[Start of Dataset excerpt]

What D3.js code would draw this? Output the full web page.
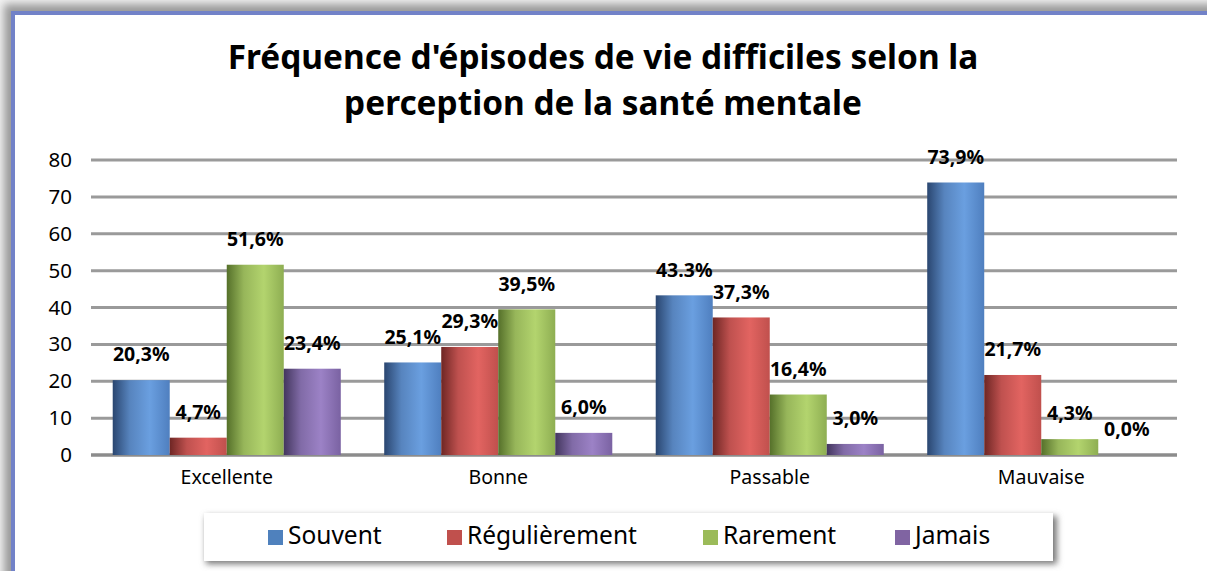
<!DOCTYPE html>
<html><head><meta charset="utf-8">
<script src="https://cdn.jsdelivr.net/npm/d3@7"></script>
<style>
html,body{margin:0;padding:0;background:#fff;}
svg{display:block;font-family:"Noto Sans","Open Sans",sans-serif;}
</style></head>
<body>
<svg id="chart" width="1207" height="571"></svg>
<script>
const categories = ["Excellente", "Bonne", "Passable", "Mauvaise"];
const seriesNames = ["Souvent", "Régulièrement", "Rarement", "Jamais"];
const souvent = [20.3, 25.1, 43.3, 73.9];
const regulierement = [4.7, 29.3, 37.3, 21.7];
const rarement = [51.6, 39.5, 16.4, 4.3];
const jamais = [23.4, 6.0, 3.0, 0.0];
const labelsSouvent = ["20,3%", "25,1%", "43.3%", "73,9%"];
const labelsRegulierement = ["4,7%", "29,3%", "37,3%", "21,7%"];
const labelsRarement = ["51,6%", "39,5%", "16,4%", "4,3%"];
const labelsJamais = ["23,4%", "6,0%", "3,0%", "0,0%"];
const yTicks = [0, 10, 20, 30, 40, 50, 60, 70, 80];
const titleLines = ["Fréquence d'épisodes de vie difficiles selon la", "perception de la santé mentale"];

const seriesValues = [souvent, regulierement, rarement, jamais];
const seriesLabels = [labelsSouvent, labelsRegulierement, labelsRarement, labelsJamais];
const palette = [
  {dark:"#2a4670", mid:"#6a9fe0", edge:"#4f7fbf", flat:"#4f81bd"},
  {dark:"#6e2624", mid:"#e26461", edge:"#c0504d", flat:"#c0504d"},
  {dark:"#55702a", mid:"#b3d46e", edge:"#8eae52", flat:"#9bbb59"},
  {dark:"#43365e", mid:"#9c82c6", edge:"#7a62a2", flat:"#8064a2"}
];

const svg = d3.select("#chart");
const defs = svg.append("defs");

// frame
const sh = defs.append("filter").attr("id","frameShadow").attr("x","-5%").attr("y","-5%").attr("width","110%").attr("height","110%");
sh.append("feGaussianBlur").attr("stdDeviation",4);
svg.append("rect").attr("x",0).attr("y",0).attr("width",1207).attr("height",571).attr("fill","#f2f2f2");
svg.append("rect").attr("x",4).attr("y",4).attr("width",1220).attr("height",600).attr("fill","#9a9a9a").attr("filter","url(#frameShadow)");
svg.append("rect").attr("x",11).attr("y",11).attr("width",1220).attr("height",600).attr("fill","#7282c8");
svg.append("rect").attr("x",15).attr("y",15).attr("width",1220).attr("height",600).attr("fill","#ffffff");

palette.forEach((p,i)=>{
  const g = defs.append("linearGradient").attr("id","grad"+i).attr("x1","0%").attr("x2","100%").attr("y1","0%").attr("y2","0%");
  g.append("stop").attr("offset","0%").attr("stop-color",p.dark);
  g.append("stop").attr("offset","30%").attr("stop-color",d3.interpolateRgb(p.dark,p.mid)(0.7));
  g.append("stop").attr("offset","65%").attr("stop-color",p.mid);
  g.append("stop").attr("offset","100%").attr("stop-color",p.edge);
});

// title (one text element, two lines)
const title = svg.append("text")
  .attr("text-anchor","middle")
  .attr("font-weight","bold").attr("font-size",33.4).attr("fill","#000");
title.selectAll("tspan").data(titleLines).join("tspan")
  .attr("x",603).attr("y",(d,i)=>69+i*45.8)
  .text(d=>d);

const plotLeft = 91, plotRight = 1177, plotTop = 160, plotBottom = 455;
const x0 = d3.scaleBand().domain(categories).range([plotLeft,plotRight]).paddingInner(0.16).paddingOuter(0.08);
const x1 = d3.scaleBand().domain(d3.range(4)).range([0,x0.bandwidth()]).padding(0);
const y = d3.scaleLinear().domain([0,80]).range([plotBottom,plotTop]);

// gridlines
const gsh = defs.append("filter").attr("id","lineShadow").attr("x","-1%").attr("y","-200%").attr("width","102%").attr("height","500%");
gsh.append("feGaussianBlur").attr("stdDeviation",1);
const grid = svg.append("g");
grid.selectAll("line.s").data(yTicks).join("line").attr("class","s")
  .attr("x1",plotLeft).attr("x2",plotRight).attr("y1",d=>y(d)+2).attr("y2",d=>y(d)+2)
  .attr("stroke","#cfcfcf").attr("stroke-width",2).attr("filter","url(#lineShadow)");
grid.selectAll("line.g").data(yTicks).join("line").attr("class","g")
  .attr("x1",plotLeft).attr("x2",plotRight).attr("y1",d=>y(d)).attr("y2",d=>y(d))
  .attr("stroke",d=>d===0?"#8c8c8c":"#9a9a9a").attr("stroke-width",d=>d===0?3.5:3);

// y axis labels
const yAxis = d3.axisLeft(y).tickValues(yTicks).tickSize(0).tickPadding(0);
const yg = svg.append("g").attr("transform",`translate(${plotLeft-19},0)`).call(yAxis);
yg.select(".domain").remove();
yg.selectAll("text").attr("font-size",20.5).attr("font-family","'Noto Sans','Open Sans',sans-serif").attr("fill","#000");

// x axis labels
const xAxis = d3.axisBottom(x0).tickSize(0).tickPadding(0);
const xg = svg.append("g").attr("transform",`translate(0,${plotBottom+15})`).call(xAxis);
xg.select(".domain").remove();
xg.selectAll("text").attr("font-size",19.5).attr("font-family","'Noto Sans','Open Sans',sans-serif").attr("fill","#000");

// bars
const data = [];
categories.forEach((c,ci)=>{
  seriesValues.forEach((s,si)=>{
    data.push({cat:c, s:si, v:s[ci], label:seriesLabels[si][ci]});
  });
});
const bars = svg.append("g");
bars.selectAll("rect").data(data.filter(d=>d.v>0)).join("rect")
  .attr("x",d=>x0(d.cat)+x1(d.s)).attr("width",x1.bandwidth())
  .attr("y",d=>y(d.v)).attr("height",d=>y(0)-y(d.v))
  .attr("fill",d=>`url(#grad${d.s})`);

svg.append("g").selectAll("text").data(data).join("text")
  .attr("x",d=>x0(d.cat)+x1(d.s)+x1.bandwidth()/2)
  .attr("y",d=>y(d.v)-24)
  .attr("text-anchor","middle").attr("dominant-baseline","middle")
  .attr("font-weight","bold").attr("font-size",19.5).attr("fill","#000")
  .text(d=>d.label);

// legend
const lsh = defs.append("filter").attr("id","legShadow").attr("x","-5%").attr("y","-40%").attr("width","110%").attr("height","180%");
lsh.append("feGaussianBlur").attr("stdDeviation",3);
svg.append("rect").attr("x",206).attr("y",516).attr("width",851).attr("height",48).attr("fill","#777").attr("filter","url(#legShadow)");
svg.append("rect").attr("x",204).attr("y",513).attr("width",849).attr("height",48).attr("fill","#fff");
const legX = [268, 447, 703, 895];
const lg = svg.append("g").selectAll("g").data(seriesNames).join("g")
  .attr("transform",(d,i)=>`translate(${legX[i]},530)`);
lg.append("rect").attr("width",15).attr("height",15).attr("fill",(d,i)=>palette[i].flat);
lg.append("text").attr("x",20).attr("y",7.5).attr("dominant-baseline","middle")
  .attr("font-size",24.5).attr("fill","#000").text(d=>d);
</script>
</body></html>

[End of Dataset excerpt]

Problem. Leave out the pictures and give the listing above again exactly.

Task response.
What D3.js code would draw this? Output the full web page.
<!DOCTYPE html>
<html><head><meta charset="utf-8">
<script src="https://cdn.jsdelivr.net/npm/d3@7"></script>
<style>
html,body{margin:0;padding:0;background:#fff;}
svg{display:block;font-family:"Noto Sans","Open Sans",sans-serif;}
</style></head>
<body>
<svg id="chart" width="1207" height="571"></svg>
<script>
const categories = ["Excellente", "Bonne", "Passable", "Mauvaise"];
const seriesNames = ["Souvent", "Régulièrement", "Rarement", "Jamais"];
const souvent = [20.3, 25.1, 43.3, 73.9];
const regulierement = [4.7, 29.3, 37.3, 21.7];
const rarement = [51.6, 39.5, 16.4, 4.3];
const jamais = [23.4, 6.0, 3.0, 0.0];
const labelsSouvent = ["20,3%", "25,1%", "43.3%", "73,9%"];
const labelsRegulierement = ["4,7%", "29,3%", "37,3%", "21,7%"];
const labelsRarement = ["51,6%", "39,5%", "16,4%", "4,3%"];
const labelsJamais = ["23,4%", "6,0%", "3,0%", "0,0%"];
const yTicks = [0, 10, 20, 30, 40, 50, 60, 70, 80];
const titleLines = ["Fréquence d'épisodes de vie difficiles selon la", "perception de la santé mentale"];

const seriesValues = [souvent, regulierement, rarement, jamais];
const seriesLabels = [labelsSouvent, labelsRegulierement, labelsRarement, labelsJamais];
const palette = [
  {dark:"#2a4670", mid:"#6a9fe0", edge:"#4f7fbf", flat:"#4f81bd"},
  {dark:"#6e2624", mid:"#e26461", edge:"#c0504d", flat:"#c0504d"},
  {dark:"#55702a", mid:"#b3d46e", edge:"#8eae52", flat:"#9bbb59"},
  {dark:"#43365e", mid:"#9c82c6", edge:"#7a62a2", flat:"#8064a2"}
];

const svg = d3.select("#chart");
const defs = svg.append("defs");

// frame
const sh = defs.append("filter").attr("id","frameShadow").attr("x","-5%").attr("y","-5%").attr("width","110%").attr("height","110%");
sh.append("feGaussianBlur").attr("stdDeviation",4);
svg.append("rect").attr("x",0).attr("y",0).attr("width",1207).attr("height",571).attr("fill","#f2f2f2");
svg.append("rect").attr("x",4).attr("y",4).attr("width",1220).attr("height",600).attr("fill","#9a9a9a").attr("filter","url(#frameShadow)");
svg.append("rect").attr("x",11).attr("y",11).attr("width",1220).attr("height",600).attr("fill","#7282c8");
svg.append("rect").attr("x",15).attr("y",15).attr("width",1220).attr("height",600).attr("fill","#ffffff");

palette.forEach((p,i)=>{
  const g = defs.append("linearGradient").attr("id","grad"+i).attr("x1","0%").attr("x2","100%").attr("y1","0%").attr("y2","0%");
  g.append("stop").attr("offset","0%").attr("stop-color",p.dark);
  g.append("stop").attr("offset","30%").attr("stop-color",d3.interpolateRgb(p.dark,p.mid)(0.7));
  g.append("stop").attr("offset","65%").attr("stop-color",p.mid);
  g.append("stop").attr("offset","100%").attr("stop-color",p.edge);
});

// title (one text element, two lines)
const title = svg.append("text")
  .attr("text-anchor","middle")
  .attr("font-weight","bold").attr("font-size",33.4).attr("fill","#000");
title.selectAll("tspan").data(titleLines).join("tspan")
  .attr("x",603).attr("y",(d,i)=>69+i*45.8)
  .text(d=>d);

const plotLeft = 91, plotRight = 1177, plotTop = 160, plotBottom = 455;
const x0 = d3.scaleBand().domain(categories).range([plotLeft,plotRight]).paddingInner(0.16).paddingOuter(0.08);
const x1 = d3.scaleBand().domain(d3.range(4)).range([0,x0.bandwidth()]).padding(0);
const y = d3.scaleLinear().domain([0,80]).range([plotBottom,plotTop]);

// gridlines
const gsh = defs.append("filter").attr("id","lineShadow").attr("x","-1%").attr("y","-200%").attr("width","102%").attr("height","500%");
gsh.append("feGaussianBlur").attr("stdDeviation",1);
const grid = svg.append("g");
grid.selectAll("line.s").data(yTicks).join("line").attr("class","s")
  .attr("x1",plotLeft).attr("x2",plotRight).attr("y1",d=>y(d)+2).attr("y2",d=>y(d)+2)
  .attr("stroke","#cfcfcf").attr("stroke-width",2).attr("filter","url(#lineShadow)");
grid.selectAll("line.g").data(yTicks).join("line").attr("class","g")
  .attr("x1",plotLeft).attr("x2",plotRight).attr("y1",d=>y(d)).attr("y2",d=>y(d))
  .attr("stroke",d=>d===0?"#8c8c8c":"#9a9a9a").attr("stroke-width",d=>d===0?3.5:3);

// y axis labels
const yAxis = d3.axisLeft(y).tickValues(yTicks).tickSize(0).tickPadding(0);
const yg = svg.append("g").attr("transform",`translate(${plotLeft-19},0)`).call(yAxis);
yg.select(".domain").remove();
yg.selectAll("text").attr("font-size",20.5).attr("font-family","'Noto Sans','Open Sans',sans-serif").attr("fill","#000");

// x axis labels
const xAxis = d3.axisBottom(x0).tickSize(0).tickPadding(0);
const xg = svg.append("g").attr("transform",`translate(0,${plotBottom+15})`).call(xAxis);
xg.select(".domain").remove();
xg.selectAll("text").attr("font-size",19.5).attr("font-family","'Noto Sans','Open Sans',sans-serif").attr("fill","#000");

// bars
const data = [];
categories.forEach((c,ci)=>{
  seriesValues.forEach((s,si)=>{
    data.push({cat:c, s:si, v:s[ci], label:seriesLabels[si][ci]});
  });
});
const bars = svg.append("g");
bars.selectAll("rect").data(data.filter(d=>d.v>0)).join("rect")
  .attr("x",d=>x0(d.cat)+x1(d.s)).attr("width",x1.bandwidth())
  .attr("y",d=>y(d.v)).attr("height",d=>y(0)-y(d.v))
  .attr("fill",d=>`url(#grad${d.s})`);

svg.append("g").selectAll("text").data(data).join("text")
  .attr("x",d=>x0(d.cat)+x1(d.s)+x1.bandwidth()/2)
  .attr("y",d=>y(d.v)-24)
  .attr("text-anchor","middle").attr("dominant-baseline","middle")
  .attr("font-weight","bold").attr("font-size",19.5).attr("fill","#000")
  .text(d=>d.label);

// legend
const lsh = defs.append("filter").attr("id","legShadow").attr("x","-5%").attr("y","-40%").attr("width","110%").attr("height","180%");
lsh.append("feGaussianBlur").attr("stdDeviation",3);
svg.append("rect").attr("x",206).attr("y",516).attr("width",851).attr("height",48).attr("fill","#777").attr("filter","url(#legShadow)");
svg.append("rect").attr("x",204).attr("y",513).attr("width",849).attr("height",48).attr("fill","#fff");
const legX = [268, 447, 703, 895];
const lg = svg.append("g").selectAll("g").data(seriesNames).join("g")
  .attr("transform",(d,i)=>`translate(${legX[i]},530)`);
lg.append("rect").attr("width",15).attr("height",15).attr("fill",(d,i)=>palette[i].flat);
lg.append("text").attr("x",20).attr("y",7.5).attr("dominant-baseline","middle")
  .attr("font-size",24.5).attr("fill","#000").text(d=>d);
</script>
</body></html>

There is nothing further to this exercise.